CPE is an acronym for customer premises Equipment, which refers to any connected equipment that is used to access the Internet or is generally used to access services on a provider network, whether be directly or indirectly connected to that network. CPE may be provided by a telecommunications provider, such as a cable operator, telephone company or satellite provider. These companies either rent this equipment to the customer, provide it at no charge as part of the service, or allow the customer to purchase and provide their own equipment. As the name indicates, the CPE will sit on the client side of the network and may be a demarcation point between the provider network (WAN) and the subscriber's home network (or LAN). A local area network (LAN) can contain multiple CPEs, such as cable modems, home routers, and various PCs. While the cable modem serves as the demarcation point of the provider's network, devices inside the home are still considered CPE! Another typical home setup would include a fiber-to-the-home ("FTTH" or "GPON") modem or ONT, perhaps with a built-in wireless router. In the case of cable modems, the CPE connects to the cable provider's coaxial or "RF" network and delivers Internet services either directly or through a wireless router. For GPON or 10G FTTH ONT, the connection to the provider network is a fiber-optic connection to the Internet, and is delivered via Ethernet or wireless signals inside the subscriber's home. Satellite-based CPE then reconnects through a variety of technology, which converts the data to be used in communication via a satellite system via video or an Internet connection.
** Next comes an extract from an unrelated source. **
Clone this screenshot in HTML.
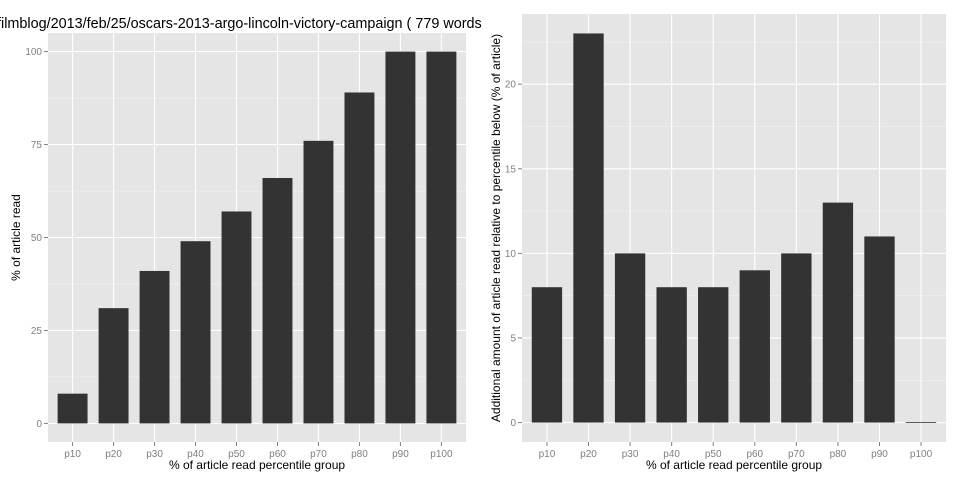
<!DOCTYPE html>
<html><head><meta charset="utf-8"><style>
html,body{margin:0;padding:0;background:#fff;}
svg{display:block;font-family:"Liberation Sans",sans-serif;}
</style></head><body>
<svg id="c" width="960" height="480" viewBox="0 0 960 480"></svg>
<script>
const categories = ["p10","p20","p30","p40","p50","p60","p70","p80","p90","p100"];
const leftValues = [8,31,41,49,57,66,76,89,100,100];
const rightValues = [8,23,10,8,8,9,10,13,11,0];
const leftTicks = [0,25,50,75,100];
const rightTicks = [0,5,10,15,20];
const titleText = "filmblog/2013/feb/25/oscars-2013-argo-lincoln-victory-campaign ( 779 words";

const NS="http://www.w3.org/2000/svg";
const svg=document.getElementById('c');
function mk(tag,attrs,parent){const e=document.createElementNS(NS,tag);for(const k in attrs)e.setAttribute(k,attrs[k]);(parent||svg).appendChild(e);return e;}

function panel(name,x0,x1,y0,y1,vals,ticks,ymin,ymax,ytitle,ytitleX){
  const g=mk('g',{});
  
  
  const bg=mk('rect',{x:x0,y:y0,width:x1-x0,height:y1-y0,fill:'#e5e5e5'},g);
  
  
  const ys=v=>y1-(v-ymin)/(ymax-ymin)*(y1-y0);
  const n=categories.length;
  const step=(x1-x0)/(n-1+1.2);
  const xs=i=>x0+step*(0.6+i);
  for(let i=0;i<ticks.length-1;i++){
    const v=(ticks[i]+ticks[i+1])/2;
    mk('line',{x1:x0,x2:x1,y1:ys(v),y2:ys(v),stroke:'#f2f2f2','stroke-width':0.6},g);
  }
  {const d=ticks[1]-ticks[0];const v=ticks[ticks.length-1]+d/2;if(ys(v)>y0)mk('line',{x1:x0,x2:x1,y1:ys(v),y2:ys(v),stroke:'#f2f2f2','stroke-width':0.6},g);
   const v2=ticks[0]-d/2;if(ys(v2)<y1)mk('line',{x1:x0,x2:x1,y1:ys(v2),y2:ys(v2),stroke:'#f2f2f2','stroke-width':0.6},g);}
  ticks.forEach(t=>{
    mk('line',{x1:x0,x2:x1,y1:ys(t),y2:ys(t),stroke:'#fff','stroke-width':1.1},g);
    mk('line',{x1:x0-4,x2:x0,y1:ys(t),y2:ys(t),stroke:'#7f7f7f','stroke-width':1},g);
    const tl=mk('text',{x:x0-6,y:ys(t)+3.5,'text-anchor':'end','font-size':10,fill:'#7f7f7f'},g);
    tl.textContent=t;
    
    
  });
  categories.forEach((c,i)=>{
    mk('line',{x1:xs(i),x2:xs(i),y1:y0,y2:y1,stroke:'#fff','stroke-width':1.1},g);
    mk('line',{x1:xs(i),x2:xs(i),y1:y1,y2:y1+4,stroke:'#7f7f7f','stroke-width':1},g);
    const tl=mk('text',{x:xs(i),y:y1+15,'text-anchor':'middle','font-size':10,fill:'#7f7f7f'},g);
    tl.textContent=c;
    
    
  });
  const bw=step*0.73;
  vals.forEach((v,i)=>{
    const top=Math.min(ys(v),ys(0)), h=Math.max(Math.abs(ys(0)-ys(v)),0.8);
    const b=mk('rect',{x:xs(i)-bw/2,y:v===0?ys(0)-0.4:top,width:bw,height:h,fill:'#333333'},g);
    
    
  });
  const xt=mk('text',{x:(x0+x1)/2,y:469,'text-anchor':'middle','font-size':12,fill:'#000'},g);
  xt.textContent='% of article read percentile group';
  
  
  const yt=mk('text',{x:0,y:0,'text-anchor':'middle','font-size':12,fill:'#000',transform:`translate(${ytitleX},${(y0+y1)/2}) rotate(-90)`},g);
  yt.textContent=ytitle;
  
  
}
panel('left-panel',48,466,33,442,leftValues,leftTicks,-5,105,'% of article read',20);
panel('right-panel',522,946,14,442,rightValues,rightTicks,-1.15,24.15,'Additional amount of article read relative to percentile below (% of article)',500);
const tt=mk('text',{x:-3,y:28,'font-size':14.4,fill:'#000'});
tt.textContent=titleText;


</script>
</body></html>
Why is Good Performing CPE More Critical Than Ever?
With so many people spending time at home during the COVID-19 crisis, the use of CPEs needs to be as seamless and hassle-free as possible. Whether it is data CPE devices or video CPEs, or combined multi-function devices are more common today, people rely more than ever on technology to work properly. Converged devices can provide multiple services at once, including Internet, video, phone, and Wi-Fi services. The combinations are endless and can present a challenge to both the users and the providers of such devices due to their complexity. The need for accurate and reliable connections to the outside world has become more important than ever during the COVID crisis. The complexity of these devices is not only related to the technology inside them, but the need to connect these devices to a myriad of other CPE devices inside the customer's home. Such devices may also need to support Wi-Fi 6 or 10G connections for mobile phones, laptops, tablets, game consoles, and of course, a variety of smart home devices. These can be wireless alarms, cameras, vacuum cleaners, refrigerators and even washers and dryers. Internet of Things (IoT) devices present a challenge to providers as providers rarely provide the equipment to which the main CPE must be connected.
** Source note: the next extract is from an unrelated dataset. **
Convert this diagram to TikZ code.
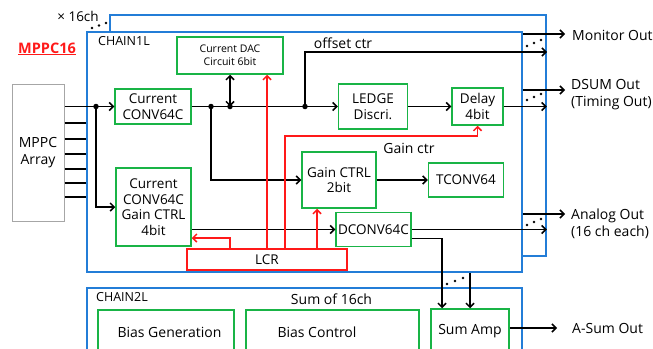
\documentclass[tikz,border=0pt]{standalone}
\usepackage{fontspec}
\setmainfont{Open Sans}
\usepackage{xcolor}
\usetikzlibrary{positioning, calc, arrows.meta}

\definecolor{grn}{RGB}{25,180,70}
\definecolor{blu}{RGB}{35,125,215}
\definecolor{rd}{RGB}{255,25,25}

\begin{document}
\begin{tikzpicture}[
        x=1pt, y=-1pt,
        blk/.style = {rectangle, draw=grn, line width=1.5pt, fill=white, align=center, inner sep=1pt, font=\fontsize{13.5}{15.5}\selectfont},
        chain/.style = {rectangle, draw=blu, line width=1.5pt, fill=white},
        lcrbox/.style = {rectangle, draw=rd, line width=1.5pt, fill=white, align=center, font=\fontsize{13.5}{15.5}\selectfont},
        sensor/.style = {rectangle, draw=gray!70, line width=1pt, align=center, font=\fontsize{14}{17}\selectfont},
        lbl/.style = {inner sep=0pt, align=left, font=\fontsize{14}{17}\selectfont},
        wire/.style = {line width=1.5pt},
        arrow/.style = {line width=1.5pt, -{Straight Barb[length=4pt, width=8pt]}},
        bidi/.style = {line width=1.5pt, {Straight Barb[length=4pt, width=8pt]}-{Straight Barb[length=4pt, width=8pt]}},
        ctrl/.style = {line width=1.5pt, draw=rd, -{Straight Barb[length=4pt, width=8pt]}},
        jdot/.style = {circle, fill=black, inner sep=0pt, minimum size=5.5pt}
    ]

    \useasboundingbox (0,0) rectangle (653,348);

    % --- CHAIN FRAMES ---
    % back copy (x16) first, front chain on top
    \node[chain, minimum width=436pt, minimum height=241pt] (chainb) at (328,135.5) {};
    \node[chain, minimum width=435pt, minimum height=240pt] (chaina) at (304.5,152) {};
    \node[chain, minimum width=435pt, minimum height=80pt, anchor=north west] (chainc) at (86,287) {};

    \node[inner sep=0pt, font=\fontsize{12.5}{14}\selectfont] (c1name) at (124,41.5) {CHAIN1L};
    \node[inner sep=0pt, font=\fontsize{12.5}{14}\selectfont] (c2name) at (122,297.5) {CHAIN2L};
    \node[anchor=base, inner sep=0pt, text=rd, font=\bfseries\fontsize{14.5}{17}\selectfont] (mppcname) at (47,53) {\underline{MPPC16}};
    \node[anchor=base, inner sep=0pt, font=\fontsize{13.5}{16}\selectfont] (nch) at (78,21) {× 16ch};

    % --- BLOCKS ---
    \node[sensor, minimum width=52pt, minimum height=137pt] (mppc) at (38,152.5) {MPPC\\Array};
    \node[blk, minimum width=76pt, minimum height=35pt] (conv) at (153,106.5) {Current\\CONV64C};
    \node[blk, minimum width=106pt, minimum height=37pt, font=\fontsize{10.5}{13}\selectfont] (dac) at (230,55.5) {Current DAC\\Circuit 6bit};
    \node[blk, minimum width=69pt, minimum height=45pt, right=146pt of conv] (ledge) {LEDGE\\Discri.};
    \node[blk, minimum width=51pt, minimum height=37pt, right=43pt of ledge] (delay) {Delay\\4bit};
    \node[blk, minimum width=74pt, minimum height=56pt] (gctrl) at (339,180) {Gain CTRL\\2bit};
    \node[blk, minimum width=75pt, minimum height=34pt, right=51pt of gctrl] (tconv) {TCONV64};
    \node[blk, minimum width=75pt, minimum height=78pt] (cgain) at (153.5,207) {Current\\CONV64C\\Gain CTRL\\4bit};
    \node[blk, minimum width=75pt, minimum height=34pt, inner sep=0pt] (dconv) at (373.5,229.5) {DCONV64C};
    \node[lcrbox, minimum width=160pt, minimum height=21pt] (lcr) at (267,259.5) {LCR};

    % Sum chain blocks (cut by the lower edge)
    \node[blk, minimum width=136pt, minimum height=44pt, font=\fontsize{14}{17}\selectfont] (biasgen) at (166,332) {\hspace*{7pt}Bias Generation};
    \node[blk, minimum width=173pt, minimum height=44pt, font=\fontsize{14}{17}\selectfont] (biasctl) at (332.5,332) {Bias Control\hspace*{31pt}};
    \node[blk, minimum width=78pt, minimum height=44pt, font=\fontsize{14}{17}\selectfont] (sum) at (470,331) {Sum Amp};

    % --- CONNECTIONS ---
    % MPPC Array -> chain inputs
    \draw[arrow] (mppc.east |- conv.west) -- (conv.west);
    \foreach \y in {123,139,154,169,183,197}
        \draw[wire] (mppc.east |- 0,\y) -- (chaina.west |- 0,\y);
    \node[jdot] (j1) at (96,0 |- conv.west) {};
    \draw[arrow] (j1.center) |- (cgain.west);

    % main signal line
    \node[jdot] (j2) at (211,0 |- conv.east) {};
    \node[jdot] (j3) at (dac.south |- conv.east) {};
    \node[jdot] (j4) at (305,0 |- conv.east) {};
    \draw[arrow] (conv) -- (ledge);
    \draw[bidi] (dac.south) -- (j3.center);
    \draw[arrow] (j2.center) |- (gctrl.west);
    \coordinate (offs) at (547,52);
    \draw[arrow] (j4.center) |- (offs);
    \draw[arrow] (ledge) -- (delay);
    \draw[arrow] (delay) -- (delay -| chainb.east);
    \draw[arrow] (gctrl) -- (tconv);
    \draw[arrow] (cgain.east |- dconv.west) -- (dconv.west);
    \draw[arrow] (dconv) -- (dconv -| chainb.east);
    \draw[arrow] ([yshift=-9pt]dconv.east) -| ([xshift=-28pt]sum.north);
    \draw[arrow] (chaina.south -| sum.north) -- (sum.north);

    % outputs
    \coordinate (mon) at (565,34);
    \coordinate (dsum) at (565,90);
    \coordinate (anl) at (565,214);
    \coordinate (asum) at (557,328);
    \draw[arrow] (chaina.east |- mon) -- (mon);
    \draw[arrow] (chaina.east |- dsum) -- (dsum);
    \draw[arrow] (chaina.east |- anl) -- (anl);
    \draw[arrow] (sum.east |- asum) -- (asum);

    \node[lbl, anchor=west] (monlbl) at (572,35) {Monitor Out};
    \node[lbl, anchor=west] (dsumlbl) at (571,95) {DSUM Out\\(Timing Out)};
    \node[lbl, anchor=west] (anllbl) at (571,224) {Analog Out\\(16 ch each)};
    \node[lbl, anchor=west] (asumlbl) at (572,328) {A-Sum Out};
    \node[inner sep=0pt, anchor=base, font=\fontsize{14}{17}\selectfont] (offlbl) at (343,48) {offset ctr};
    \node[inner sep=0pt, anchor=base, font=\fontsize{14}{17}\selectfont] (gainlbl) at (409,153) {Gain ctr};
    \node[inner sep=0pt, anchor=base, font=\fontsize{14}{17}\selectfont] (sumlbl) at (331.5,304) {Sum of 16ch};

    % LCR control lines (red)
    \coordinate (rc) at (285,136);
    \draw[ctrl] (lcr.north) -- (lcr.north |- dac.south);
    \draw[ctrl] (lcr.north -| rc) -- (rc) -| (delay.south);
    \draw[ctrl] ([xshift=-22pt]gctrl.south |- lcr.north) -- ([xshift=-22pt]gctrl.south);
    \draw[ctrl] ([xshift=-37pt]lcr.north) |- ([yshift=-31pt]cgain.east);

    % x16 dots
    \foreach \p in {(92,28),(99,25.5),(106,23),
                    (527,46),(534,43),(541,40),
                    (527,100),(534,97),(541,94),
                    (527,225),(534,222),(541,219),
                    (447,284),(455,281),(463,278)}
        \fill \p circle (1.3pt);

\end{tikzpicture}
\end{document}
The Provider CPE Challenge
As mentioned, most network operators provide CPE for their customers. This CPE is rarely new and unused, but more likely it is a device that has been recycled from a previous customer. Operators receive thousands of such equipment from their customers every week. CPE may be returned because it was faulty, the customer moved to a different area, or the customer changed their level of service. The operator receives this equipment from its technicians or via mail and then needs to qualify these equipment as "good" or "bad". While most equipment is in good working order and may only need to be cleaned and repackaged, some are defective and will need to be repaired or scrapped.